(ots) - Heiner Geißler sprach anfangs von einem
Demokratie-Experiment, tatsächlich hat er unserem politischen System
eine Sternstunde beschert. Mit seinem Schlichterspruch erreichte der
Mediator das, was nach der Eskalation der Gewalt in Stuttgart kaum
jemand für möglich gehalten hatte: die verhärteten Positionen
zwischen protestierenden Bürgern und Projektplanern aufzuweichen, das
Gift der gegenseitigen Unterstellungen mit dem Gegengift der
Sachlichkeit zu neutralisieren. Hunderttausende Deutsche erlebten in
den vergangenen Wochen vor ihren Fernsehern, wie Demokratie im
Idealfall funktionieren kann. Während in den Parlamenten Polemik,
Sprücheklopferei und unverständlicher Fachjargon die
Politikverdrossenheit schüren, gelang es Geißler, die Menschen mit
drei Kunstgriffen zu erreichen: Erstens verhinderte er, dass die
Streitenden aufeinander losgingen und brachte sie dazu, gesittet ihre
Sicht der Dinge darzustellen. Zweitens sorgte er dafür, dass die
Argumente und Gegenargumente nicht im rhetorischen Nebel der
Strategen verschwanden, sondern plastisch zu Tage traten. Und
drittens zeigte er, dass sich die demokratische Meinungsbildung nicht
auf das Konsumieren markanter Sprüche verkürzen lässt, wie uns die
Wahlkämpfe vorgaukeln, sondern eine in ihrer Akribie zum Teil auch
ermüdende Detailanalyse mit sich bringt. Gerade diese Anstrengung,
die Geißler seinem Publikum abverlangte, führte bei den Kritikern und
Befürwortern des Projekts zu dem gemeinsamen Grundgefühl, ernst
genommen zu werden. Geißlers geglücktes Experiment ist kein Plädoyer
für eine direkte Demokratie der Volksentscheide. Aber es zeichnet
einen Weg vor, die bestehende repräsentative Demokratie zu
sensibilisieren, zu stärken und um ein Instrument zu bereichern.

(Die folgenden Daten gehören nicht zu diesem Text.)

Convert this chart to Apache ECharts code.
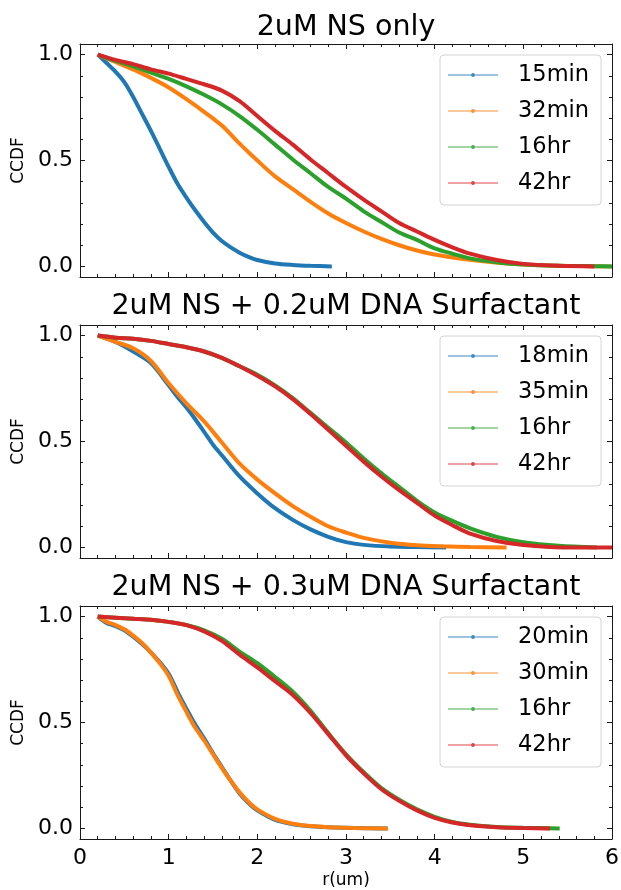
<!DOCTYPE html>
<html><head><meta charset="utf-8">
<script src="https://cdn.jsdelivr.net/npm/echarts@6/dist/echarts.min.js"></script>
<style>html,body{margin:0;padding:0;background:#fff}#c{width:621px;height:890px}</style>
</head><body><div id="c"></div>
<script>
// ---------- data ----------
const panelTitles = ['2uM NS only', '2uM NS + 0.2uM DNA Surfactant', '2uM NS + 0.3uM DNA Surfactant'];
const xAxisName = 'r(um)';
const yAxisName = 'CCDF';
const xTickValues = [0, 1, 2, 3, 4, 5, 6];
const yTickValues = [0, 0.5, 1.0];
const yMinorTickValues = [0.1, 0.2, 0.3, 0.4, 0.6, 0.7, 0.8, 0.9];

// panel 1: 2uM NS only
const p1Names = ['15min', '32min', '16hr', '42hr'];
const p1_15min_x = [0.2,0.3,0.4,0.5,0.6,0.7,0.8,0.9,1.0,1.1,1.2,1.3,1.4,1.5,1.6,1.7,1.8,1.9,2.0,2.2,2.4,2.6,2.84];
const p1_15min_y = [1.0,0.96,0.92,0.87,0.80,0.72,0.64,0.555,0.47,0.39,0.325,0.265,0.21,0.16,0.12,0.09,0.065,0.045,0.03,0.014,0.007,0.003,0.0];
const p1_32min_x = [0.2,0.4,0.6,0.8,1.0,1.2,1.4,1.6,1.8,2.0,2.2,2.4,2.6,2.8,3.0,3.2,3.4,3.6,3.8,4.0,4.3,4.6,5.0,5.4,6.0];
const p1_32min_y = [1.0,0.965,0.93,0.89,0.845,0.79,0.73,0.665,0.58,0.50,0.425,0.365,0.305,0.25,0.205,0.165,0.13,0.10,0.075,0.056,0.036,0.022,0.009,0.003,0.0];
const p1_16hr_x = [0.2,0.4,0.6,0.8,1.0,1.2,1.4,1.6,1.8,2.0,2.2,2.4,2.6,2.8,3.0,3.2,3.4,3.6,3.8,4.0,4.2,4.4,4.7,5.0,5.4,5.8,6.0];
const p1_16hr_y = [1.0,0.97,0.945,0.915,0.885,0.85,0.81,0.765,0.71,0.645,0.575,0.505,0.44,0.375,0.32,0.26,0.21,0.16,0.125,0.085,0.06,0.038,0.02,0.009,0.003,0.001,0.0];
const p1_42hr_x = [0.2,0.4,0.6,0.8,1.0,1.2,1.4,1.6,1.8,2.0,2.2,2.4,2.6,2.8,3.0,3.2,3.4,3.6,3.8,4.0,4.2,4.4,4.7,5.0,5.4,5.8];
const p1_42hr_y = [1.0,0.975,0.955,0.93,0.91,0.885,0.86,0.83,0.78,0.71,0.64,0.575,0.505,0.44,0.375,0.315,0.26,0.205,0.165,0.125,0.09,0.06,0.03,0.012,0.003,0.0];

// panel 2: 2uM NS + 0.2uM DNA Surfactant
const p2Names = ['18min', '35min', '16hr', '42hr'];
const p2_18min_x = [0.2,0.4,0.6,0.8,1.0,1.1,1.2,1.3,1.4,1.5,1.6,1.8,2.0,2.2,2.4,2.6,2.8,3.0,3.2,3.5,3.8,4.13];
const p2_18min_y = [1.0,0.97,0.925,0.87,0.765,0.71,0.66,0.605,0.545,0.485,0.435,0.335,0.255,0.185,0.13,0.085,0.05,0.025,0.012,0.004,0.002,0.0];
const p2_35min_x = [0.2,0.4,0.6,0.8,1.0,1.2,1.4,1.6,1.8,2.0,2.2,2.4,2.6,2.8,3.0,3.2,3.5,3.8,4.1,4.4,4.81];
const p2_35min_y = [1.0,0.97,0.94,0.88,0.775,0.68,0.595,0.495,0.395,0.32,0.255,0.195,0.145,0.10,0.07,0.045,0.022,0.01,0.005,0.002,0.0];
const p2_16hr_x = [0.2,0.4,0.6,0.8,1.0,1.2,1.4,1.6,1.8,2.0,2.2,2.4,2.6,2.8,3.0,3.2,3.4,3.6,3.8,4.0,4.2,4.4,4.7,5.0,5.4,5.83];
const p2_16hr_y = [1.0,0.99,0.985,0.975,0.96,0.945,0.925,0.895,0.855,0.815,0.765,0.705,0.635,0.565,0.495,0.42,0.35,0.285,0.22,0.165,0.125,0.09,0.05,0.025,0.008,0.0];
const p2_42hr_x = [0.2,0.4,0.6,0.8,1.0,1.2,1.4,1.6,1.8,2.0,2.2,2.4,2.6,2.8,3.0,3.2,3.4,3.6,3.8,4.0,4.2,4.4,4.7,5.0,5.45,6.0];
const p2_42hr_y = [1.0,0.99,0.985,0.975,0.96,0.945,0.925,0.895,0.855,0.81,0.76,0.70,0.63,0.555,0.48,0.405,0.335,0.27,0.21,0.15,0.105,0.065,0.03,0.011,0.0,0.0];

// panel 3: 2uM NS + 0.3uM DNA Surfactant
const p3Names = ['20min', '30min', '16hr', '42hr'];
const p3_20min_x = [0.2,0.3,0.4,0.5,0.6,0.7,0.8,0.9,1.0,1.1,1.2,1.3,1.4,1.5,1.6,1.7,1.8,1.9,2.0,2.2,2.4,2.6,2.8,3.1,3.47];
const p3_20min_y = [1.0,0.97,0.955,0.935,0.905,0.87,0.83,0.785,0.73,0.645,0.565,0.49,0.425,0.355,0.29,0.225,0.165,0.12,0.085,0.04,0.02,0.01,0.005,0.002,0.0];
const p3_30min_x = [0.2,0.3,0.4,0.5,0.6,0.7,0.8,0.9,1.0,1.1,1.2,1.3,1.4,1.5,1.6,1.7,1.8,1.9,2.0,2.2,2.4,2.6,2.8,3.1,3.47];
const p3_30min_y = [1.0,0.975,0.96,0.94,0.91,0.875,0.83,0.78,0.72,0.63,0.55,0.475,0.415,0.35,0.285,0.225,0.17,0.125,0.09,0.045,0.022,0.011,0.006,0.002,0.0];
const p3_16hr_x = [0.2,0.4,0.6,0.8,1.0,1.2,1.4,1.6,1.8,2.0,2.2,2.4,2.6,2.8,3.0,3.2,3.4,3.6,3.8,4.0,4.2,4.4,4.7,5.0,5.41];
const p3_16hr_y = [1.0,0.995,0.99,0.985,0.975,0.96,0.935,0.895,0.835,0.78,0.715,0.645,0.555,0.45,0.35,0.265,0.19,0.135,0.09,0.055,0.03,0.017,0.007,0.003,0.0];
const p3_42hr_x = [0.2,0.4,0.6,0.8,1.0,1.2,1.4,1.6,1.8,2.0,2.2,2.4,2.6,2.8,3.0,3.2,3.4,3.6,3.8,4.0,4.2,4.4,4.7,5.0,5.3];
const p3_42hr_y = [1.0,0.995,0.99,0.985,0.975,0.96,0.93,0.885,0.82,0.76,0.695,0.63,0.545,0.445,0.345,0.26,0.185,0.13,0.085,0.05,0.028,0.015,0.006,0.002,0.0];

// ---------- build ----------
const COLORS = ['#1f77b4', '#ff7f0e', '#2ca02c', '#d62728'];
const FONT = 'DejaVu Sans';
const panels = [
  { names: p1Names, xs: [p1_15min_x, p1_32min_x, p1_16hr_x, p1_42hr_x], ys: [p1_15min_y, p1_32min_y, p1_16hr_y, p1_42hr_y] },
  { names: p2Names, xs: [p2_18min_x, p2_35min_x, p2_16hr_x, p2_42hr_x], ys: [p2_18min_y, p2_35min_y, p2_16hr_y, p2_42hr_y] },
  { names: p3Names, xs: [p3_20min_x, p3_30min_x, p3_16hr_x, p3_42hr_x], ys: [p3_20min_y, p3_30min_y, p3_16hr_y, p3_42hr_y] }
];
const gridTops = [44, 325, 606];
const gridH = 233, gridL = 80, gridW = 532;
const titleY = [28, 307, 588];
const legendTops = [55, 336, 617];
const AX = '#1a1a1a';
const LEG_ICON = 'path://M0,9 L100,9 L100,11 L0,11 Z M50,6 A4,4 0 1,1 49.99,6 Z';

const grid = [], xAxis = [], yAxis = [], series = [], legend = [], title = [];
panels.forEach((p, i) => {
  grid.push({ left: gridL, top: gridTops[i], width: gridW, height: gridH, outerBoundsMode: 'none', containLabel: false });
  const last = i === 2;
  ['bottom', 'top'].forEach(pos => {
    xAxis.push({
      type: 'value', gridIndex: i, position: pos, min: 0, max: 6, interval: 1,
      axisLine: { show: true, onZero: false, lineStyle: { color: AX, width: 1 } },
      axisTick: { show: true, inside: true, length: 5, lineStyle: { color: AX, width: 1 } },
      minorTick: { show: true, splitNumber: 5, length: 3, lineStyle: { color: AX, width: 1 } },
      axisLabel: { show: last && pos === 'bottom', fontSize: 22, color: '#000', fontFamily: FONT, margin: 8 },
      splitLine: { show: false }, minorSplitLine: { show: false },
      name: (last && pos === 'bottom') ? xAxisName : '', nameLocation: 'middle', nameGap: 33,
      nameTextStyle: { fontSize: 17, color: '#000', fontFamily: FONT }
    });
  });
  ['left', 'right'].forEach(pos => {
    [true, false].forEach(major => {
      yAxis.push({
        type: 'value', gridIndex: i, position: pos, min: -0.05, max: 1.05,
        axisLine: { show: major, onZero: false, lineStyle: { color: AX, width: 1 } },
        axisTick: { show: true, inside: true, length: major ? 5 : 3, customValues: major ? yTickValues : yMinorTickValues, lineStyle: { color: AX, width: 1 } },
        axisLabel: { show: major && pos === 'left', customValues: yTickValues, formatter: v => v.toFixed(1), fontSize: 22, color: '#000', fontFamily: FONT, margin: 7 },
        splitLine: { show: false },
        name: (major && pos === 'left') ? yAxisName : '', nameLocation: 'middle', nameGap: 48, nameRotate: 90,
        nameTextStyle: { fontSize: 17, color: '#000', fontFamily: FONT }
      });
    });
  });
  p.names.forEach((nm, k) => {
    series.push({
      type: 'line', name: nm, xAxisIndex: i * 2, yAxisIndex: i * 4,
      data: p.xs[k].map((x, j) => [x, p.ys[k][j]]),
      showSymbol: false, symbol: 'circle', symbolSize: 4, smooth: 0.3,
      lineStyle: { width: 4, color: COLORS[k] }, itemStyle: { color: COLORS[k] },
      emphasis: { disabled: true }, animation: false, clip: true, z: 2 + k
    });
  });
  legend.push({
    orient: 'vertical', left: 440, top: legendTops[i],
    data: p.names.map(nm => ({ name: nm, icon: LEG_ICON })),
    padding: [8, 12, 10, 8], itemGap: 12, itemWidth: 50, itemHeight: 4,
    borderColor: '#d4d4d4', borderWidth: 1, borderRadius: 4, backgroundColor: 'rgba(255,255,255,0.8)',
    itemStyle: { opacity: 0.85 },
    textStyle: { fontSize: 22.5, color: '#000', fontFamily: FONT, padding: [0, 0, 0, 15], lineHeight: 24 },
    selectedMode: false
  });
  title.push({
    text: panelTitles[i], left: gridL + gridW / 2, top: titleY[i], textAlign: 'center', textVerticalAlign: 'middle', padding: 0,
    textStyle: { fontSize: 28.5, fontWeight: 'normal', color: '#000', fontFamily: FONT }
  });
});

const chart = echarts.init(document.getElementById('c'), null, { renderer: 'canvas' });
chart.setOption({ backgroundColor: '#fff', animation: false, title, grid, xAxis, yAxis, series, legend });
</script></body></html>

Warum sollte es in einem Schlichterverfahren nicht auch gelingen,
andere Konfliktherde wie etwa Gorleben durch ein Schlichterverfahren
nach dem Stuttgarter Vorbild zu befrieden? Eine Lektion hat Heiner
Geißler der politischen Klasse in jedem Fall mit auf den Weg gegeben:
Nie wieder wird es in Deutschland ein Großprojekt geben, das an den
Bedenken vieler Menschen vorbei durchgedrückt wird.